**Task details**: All of the lines below are to be transcribed faithfully, with pictures excluded from the copy.
** START OF Source material **
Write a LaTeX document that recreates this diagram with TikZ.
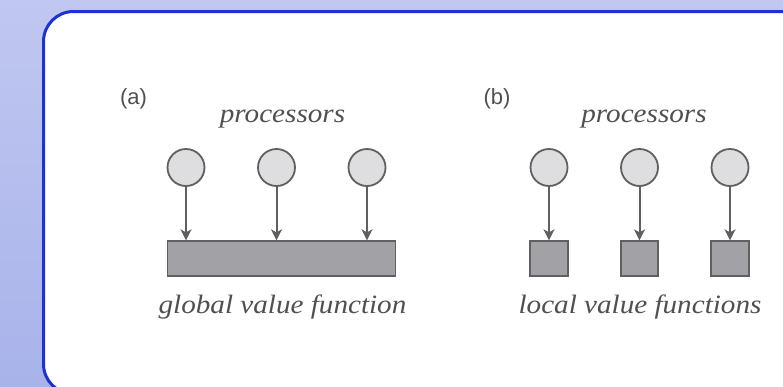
\documentclass[tikz,border=0pt]{standalone}
\usepackage{fontspec}
\setmainfont{Liberation Serif}
\newfontfamily\labelfont{Liberation Sans}
\newfontfamily\capfont[FakeStretch=1.1]{Liberation Serif}
\usetikzlibrary{arrows.meta}
\definecolor{bgtop}{RGB}{192,199,240}
\definecolor{bgbot}{RGB}{168,179,234}
\definecolor{frameblue}{RGB}{30,50,210}
\definecolor{inkgray}{RGB}{96,96,96}
\definecolor{textgray}{RGB}{80,80,80}
\definecolor{procfill}{RGB}{222,222,224}
\definecolor{valfill}{RGB}{162,162,166}
\tikzset{
  proc/.style={circle, draw=inkgray, fill=procfill, line width=1.8pt, minimum size=37pt, inner sep=0pt},
  valbox/.style={rectangle, draw=inkgray, fill=valfill, line width=1.8pt, inner sep=0pt},
  feed/.style={draw=inkgray, line width=2pt, -{Stealth[length=11pt,width=11pt,inset=3pt]}, shorten >=-0.5pt},
  caption/.style={anchor=base, text=textgray, inner sep=0pt, font=\capfont\itshape\fontsize{26.5}{30}\selectfont},
  panel/.style={anchor=base, text=textgray, inner sep=0pt, font=\labelfont\fontsize{22}{26}\selectfont}
}
\begin{document}
\begin{tikzpicture}[x=1pt, y=-1pt]
  % page background
  \shade[top color=bgtop, bottom color=bgbot] (0,0) rectangle (783,386);
  \useasboundingbox (0,0) rectangle (783,386);
  % white rounded panel
  \begin{scope}
    \clip (0,0) rectangle (783,386);
    \draw[frameblue, fill=white, line width=3pt, rounded corners=30pt] (43.5,11.5) rectangle (840,394);
  \end{scope}

  % ---- (a) shared value function ----
  \node[panel] (la) at (133.5,104) {(a)};
  \node[caption] (pa) at (282.5,122) {processors};
  \node[proc] (a1) at (186,167.5) {};
  \node[proc] (a2) at (276.5,167.5) {};
  \node[proc] (a3) at (367,167.5) {};
  \node[valbox, minimum width=228pt, minimum height=35.5pt] (ga) at (281.5,258.5) {};
  \draw[feed] (a1.south) -- (a1.south |- ga.north);
  \draw[feed] (a2.south) -- (a2.south |- ga.north);
  \draw[feed] (a3.south) -- (a3.south |- ga.north);
  \node[caption] (ca) at (282.5,313) {global value function};

  % ---- (b) per-processor value functions ----
  \node[panel] (lb) at (497,104) {(b)};
  \node[caption] (pb) at (644,122) {processors};
  \node[proc] (b1) at (549,167.5) {};
  \node[proc] (b2) at (639.5,167.5) {};
  \node[proc] (b3) at (730,167.5) {};
  \node[valbox, minimum width=37.5pt, minimum height=35.5pt] (v1) at (549,258.5) {};
  \node[valbox, minimum width=37.5pt, minimum height=35.5pt] (v2) at (639.5,258.5) {};
  \node[valbox, minimum width=37.5pt, minimum height=35.5pt] (v3) at (730,258.5) {};
  \draw[feed] (b1) -- (v1);
  \draw[feed] (b2) -- (v2);
  \draw[feed] (b3) -- (v3);
  \node[caption] (cb) at (640,313) {local value functions};
\end{tikzpicture}
\end{document}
** END OF Source material **
**Result of this task**:
Write a LaTeX document that recreates this diagram with TikZ.
\documentclass[tikz,border=0pt]{standalone}
\usepackage{fontspec}
\setmainfont{Liberation Serif}
\newfontfamily\labelfont{Liberation Sans}
\newfontfamily\capfont[FakeStretch=1.1]{Liberation Serif}
\usetikzlibrary{arrows.meta}
\definecolor{bgtop}{RGB}{192,199,240}
\definecolor{bgbot}{RGB}{168,179,234}
\definecolor{frameblue}{RGB}{30,50,210}
\definecolor{inkgray}{RGB}{96,96,96}
\definecolor{textgray}{RGB}{80,80,80}
\definecolor{procfill}{RGB}{222,222,224}
\definecolor{valfill}{RGB}{162,162,166}
\tikzset{
  proc/.style={circle, draw=inkgray, fill=procfill, line width=1.8pt, minimum size=37pt, inner sep=0pt},
  valbox/.style={rectangle, draw=inkgray, fill=valfill, line width=1.8pt, inner sep=0pt},
  feed/.style={draw=inkgray, line width=2pt, -{Stealth[length=11pt,width=11pt,inset=3pt]}, shorten >=-0.5pt},
  caption/.style={anchor=base, text=textgray, inner sep=0pt, font=\capfont\itshape\fontsize{26.5}{30}\selectfont},
  panel/.style={anchor=base, text=textgray, inner sep=0pt, font=\labelfont\fontsize{22}{26}\selectfont}
}
\begin{document}
\begin{tikzpicture}[x=1pt, y=-1pt]
  % page background
  \shade[top color=bgtop, bottom color=bgbot] (0,0) rectangle (783,386);
  \useasboundingbox (0,0) rectangle (783,386);
  % white rounded panel
  \begin{scope}
    \clip (0,0) rectangle (783,386);
    \draw[frameblue, fill=white, line width=3pt, rounded corners=30pt] (43.5,11.5) rectangle (840,394);
  \end{scope}

  % ---- (a) shared value function ----
  \node[panel] (la) at (133.5,104) {(a)};
  \node[caption] (pa) at (282.5,122) {processors};
  \node[proc] (a1) at (186,167.5) {};
  \node[proc] (a2) at (276.5,167.5) {};
  \node[proc] (a3) at (367,167.5) {};
  \node[valbox, minimum width=228pt, minimum height=35.5pt] (ga) at (281.5,258.5) {};
  \draw[feed] (a1.south) -- (a1.south |- ga.north);
  \draw[feed] (a2.south) -- (a2.south |- ga.north);
  \draw[feed] (a3.south) -- (a3.south |- ga.north);
  \node[caption] (ca) at (282.5,313) {global value function};

  % ---- (b) per-processor value functions ----
  \node[panel] (lb) at (497,104) {(b)};
  \node[caption] (pb) at (644,122) {processors};
  \node[proc] (b1) at (549,167.5) {};
  \node[proc] (b2) at (639.5,167.5) {};
  \node[proc] (b3) at (730,167.5) {};
  \node[valbox, minimum width=37.5pt, minimum height=35.5pt] (v1) at (549,258.5) {};
  \node[valbox, minimum width=37.5pt, minimum height=35.5pt] (v2) at (639.5,258.5) {};
  \node[valbox, minimum width=37.5pt, minimum height=35.5pt] (v3) at (730,258.5) {};
  \draw[feed] (b1) -- (v1);
  \draw[feed] (b2) -- (v2);
  \draw[feed] (b3) -- (v3);
  \node[caption] (cb) at (640,313) {local value functions};
\end{tikzpicture}
\end{document}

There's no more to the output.